Certainement, et c’est ce que nous essayons de faire. Il faut que la Russie soit minée par son effort d’invasion de l’Ukraine. C’est pour cela que nous avons pris une série de sanctions pour réduire la possibilité de la Russie d’exporter ses biens, et au niveau financier, pour bloquer ses avoirs. Nous sommes en pourparlers avec d’autres acteurs mondiaux qui sont à même d’influencer et de convaincre la Russie d’arrêter cette guerre, d’autant que Vladimir Poutine brandit constamment la menace nucléaire.

Les mesures prises par l’Union européenne ont-elles eu un impact sur la Russie ?

Les sanctions de l’Union européenne et des autres pays ont sûrement eu un impact sur l’économie russe et ses exportations. De notre côté, nous avons diversifié nos fournisseurs en produits énergétiques et nous nous sommes tournés vers d’autres partenaires.

Où en est-on avec la demande d’adhésion de l’Ukraine à l’Union européenne ?

Juste après l’invasion russe, l’Ukraine a demandé à adhérer à l’Union européenne, en février 2022. Le 23 juin suivant, les 27 Chefs d’État et de gouvernement de l’Union européenne ont unanimement décidé d’accorder à l’Ukraine le statut de pays candidat à l’adhésion. Mais une adhésion à l’Ue prend du temps, car il faut que les pays concernés puissent s’aligner sur des critères politiques et économiques, et sur les principales lois européennes, ce qu’on appelle «l’acquis communautaire». En plus de l’Ukraine, cinq autres États sont également officiellement candidats à l’adhésion : la Turquie, le Monténégro, la Serbie, l’Albanie, la Moldavie et la Macédoine du Nord. Tout cela montre l’attractivité de l’Ue sur le plan économique mais aussi parce que notre Union est basée sur l’État de droit et la démocratie. Mais adhérer à l’Union européenne prend du temps.

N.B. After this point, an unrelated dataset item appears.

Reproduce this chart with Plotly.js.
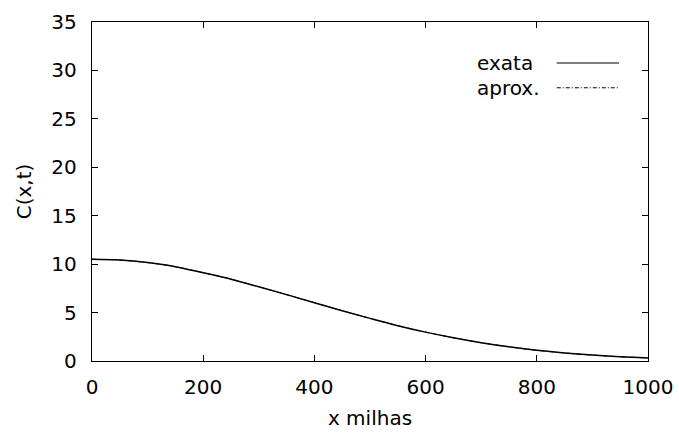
<!DOCTYPE html>
<html>
<head>
<meta charset="utf-8">
<script src="https://cdn.plot.ly/plotly-3.0.1.min.js"></script>
<style>html,body{margin:0;padding:0;background:#fff;}#chart{width:679px;height:435px;}</style>
</head>
<body>
<div id="chart"></div>
<script>
// Data
const xMiles = [0, 50, 100, 150, 200, 250, 300, 350, 400, 450, 500, 550, 600, 650, 700, 750, 800, 850, 900, 950, 1000];
const cExata = [10.50, 10.42, 10.16, 9.74, 9.11, 8.45, 7.66, 6.85, 6.02, 5.19, 4.40, 3.65, 2.98, 2.40, 1.89, 1.46, 1.11, 0.83, 0.61, 0.44, 0.32];
const cAprox = [10.50, 10.42, 10.16, 9.74, 9.11, 8.45, 7.66, 6.85, 6.02, 5.19, 4.40, 3.65, 2.98, 2.40, 1.89, 1.46, 1.11, 0.83, 0.61, 0.44, 0.32];
const seriesNames = ["exata", "aprox."];
const xTicks = [0, 200, 400, 600, 800, 1000];
const yTicks = [0, 5, 10, 15, 20, 25, 30, 35];

const font = {family: "DejaVu Sans, sans-serif", size: 20, color: "#000"};

const traces = [
  {x: xMiles, y: cExata, name: seriesNames[0], type: "scatter", mode: "lines",
   line: {color: "#000", width: 1.5, shape: "spline"}, showlegend: false},
  {x: xMiles, y: cAprox, name: seriesNames[1], type: "scatter", mode: "lines",
   line: {color: "#000", width: 1, dash: "4px,2px,1px,2px", shape: "spline"}, showlegend: false}
];

const axisCommon = {
  showgrid: false, zeroline: false, showline: true, linecolor: "#000", linewidth: 1.3,
  mirror: "allticks", ticks: "inside", ticklen: 6, tickwidth: 1, tickcolor: "#000",
  tickfont: font
};

const layout = {
  width: 679, height: 435,
  margin: {l: 92, r: 31, t: 22, b: 74},
  paper_bgcolor: "#fff", plot_bgcolor: "#fff",
  font: font,
  xaxis: Object.assign({}, axisCommon, {
    range: [0, 1000], tickvals: xTicks, ticktext: xTicks.map(String),
    ticklabelstandoff: 8,
    title: {text: "x milhas", font: font, standoff: 12}
  }),
  yaxis: Object.assign({}, axisCommon, {
    range: [0, 35], tickvals: yTicks, ticktext: yTicks.map(String),
    ticklabelstandoff: 10,
    title: {text: "C(x,t)", font: font, standoff: 14}
  }),
  annotations: [
    {xref: "paper", yref: "paper", x: 0.797, y: 0.879, xanchor: "right", yanchor: "middle",
     text: seriesNames[0], showarrow: false, font: font},
    {xref: "paper", yref: "paper", x: 0.810, y: 0.806, xanchor: "right", yanchor: "middle",
     text: seriesNames[1], showarrow: false, font: font}
  ],
  shapes: [
    {type: "line", xref: "paper", yref: "paper", x0: 0.836, x1: 0.948, y0: 0.879, y1: 0.879,
     line: {color: "#000", width: 1.2}},
    {type: "line", xref: "paper", yref: "paper", x0: 0.836, x1: 0.948, y0: 0.806, y1: 0.806,
     line: {color: "#000", width: 1, dash: "4px,2px,1px,2px"}}
  ]
};

Plotly.newPlot("chart", traces, layout, {displayModeBar: false, staticPlot: true});
</script>
</body>
</html>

Le 9 mai de chaque année, c’est la Journée de l’Europe. Sous quel signe placez-vous cette célébration ?

Le 9 mai marque la célébration de la déclaration Schuman, considérée comme l’acte fondateur de la construction européenne. Dans ce discours, il était proposé la création d’une organisation européenne chargée de mettre en commun les productions française et allemande de charbon et d’acier, deux grosses industries de l’époque. Ce qui a débouché en 1951 sur la création de la Communauté européenne du charbon et de l’acier entre six États européens, ancêtre de l’Union européenne. Depuis, il y a eu de multiples étapes qui ont mené à une forte intégration économique et politique, comme la libre circulation des personnes et des biens, la création d’une monnaie unique, l’euro, utilisée dans vingt États membres... Aujourd’hui, après la crise de la Covid et celle de l’Ukraine, tout le monde reconnaît que l’Ue est restée extrêmement forte, extrêmement solide. Nous allons célébrer cette fête autour de ces succès, rester dans une cohésion forte et préserver cet espace où les droits des personnes sont respectés, et où la démocratie est la base de tout.